Francesca Barracciu, the Under-Secretary for Culture, said the government in Rome was determined to track down and reclaim all stolen artworks under a 1993 international law which demands the return of goods removed illegally from a country. She said her ministry was working with the justice department to crack down further on cultural theft, by introducing tougher penalties and listing new offences to close legal loopholes.

Mr Pili, an MP with the small Unitos party, is also calling for action in tracing six bronze artefacts linked to the island’s Nuragic civilisation, which appear to have been stolen from Sardinia and sold on a New York-based website. The missing bronzes were probably already part of private collections in England, France and Switzerland, having being illegally removed from Italy more than 30 years ago. So there is “no possibility of discerning when or from where they were stolen”, according to Ms Barracciu. But Italy would consider employing “informal methods” to regain them. “The carabinieri have already made information contact with their counterparts to arrive at an extrajudicial solution,” she said.

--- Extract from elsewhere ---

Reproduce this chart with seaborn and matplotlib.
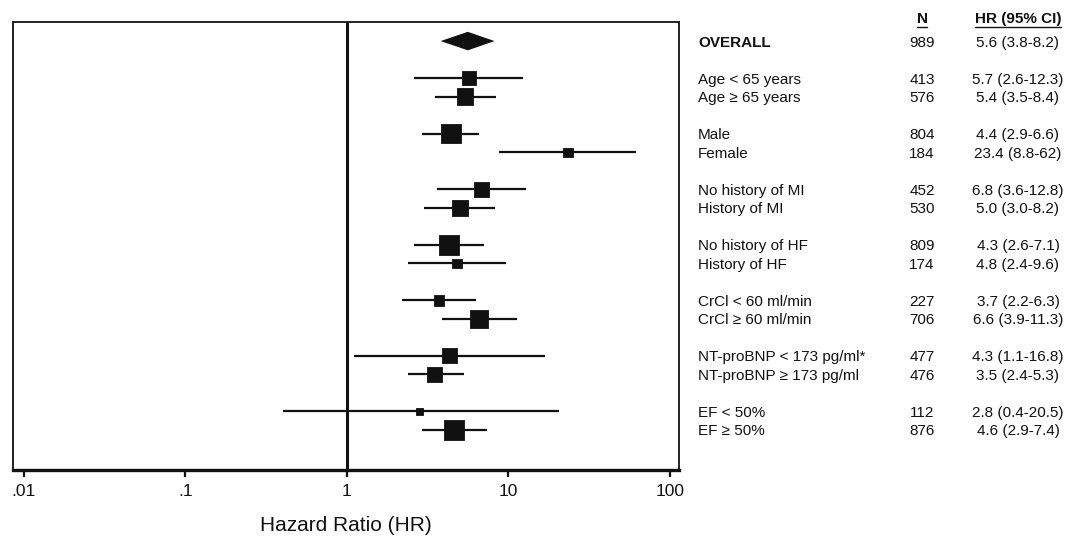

Tales of missing or stolen objects are legion in Italy. And the TPC heritage police manage the world’s largest database of stolen art, holding details of 5.7 millionworks. Last year, officers investigated the suspected theft of possibly thousands of rare books from the Girolamini Library in Naples, which were allegedly smuggled out and sold abroad by its former director.

In March, there was outrage after a thief ripped a portion of a fresco of Apollo and Artemis from a wall at Pompeii.

The issue of stolen art and cultural objects has been in the headlines this year with the vexed issued of the British Museum’s possession of the Greek Elgin marbles. But some campaigns to recover lost works seem to have little chance of success. In 2012, Italian campaigners collected more than 150,000 signatures calling on the Louvre museum in Paris to hand over Leonardo Da Vinci’s Mona Lisa to its “home city” of Florence.

Armed with the petition, the National Committee for Historical, Cultural and Environmental Heritage, which, despite its title, is not endorsed by the Italian government, made a formal request to the French culture minister, Aurelie Filippetti, for the world’s most famous painting to be returned to the Uffizi Museum where was displayed in the early 20th century.

Not surprisingly, the French, who point out that Leondardo took the painting with him to France before it came into the possession of the royal family there, gave the campaign short shrift.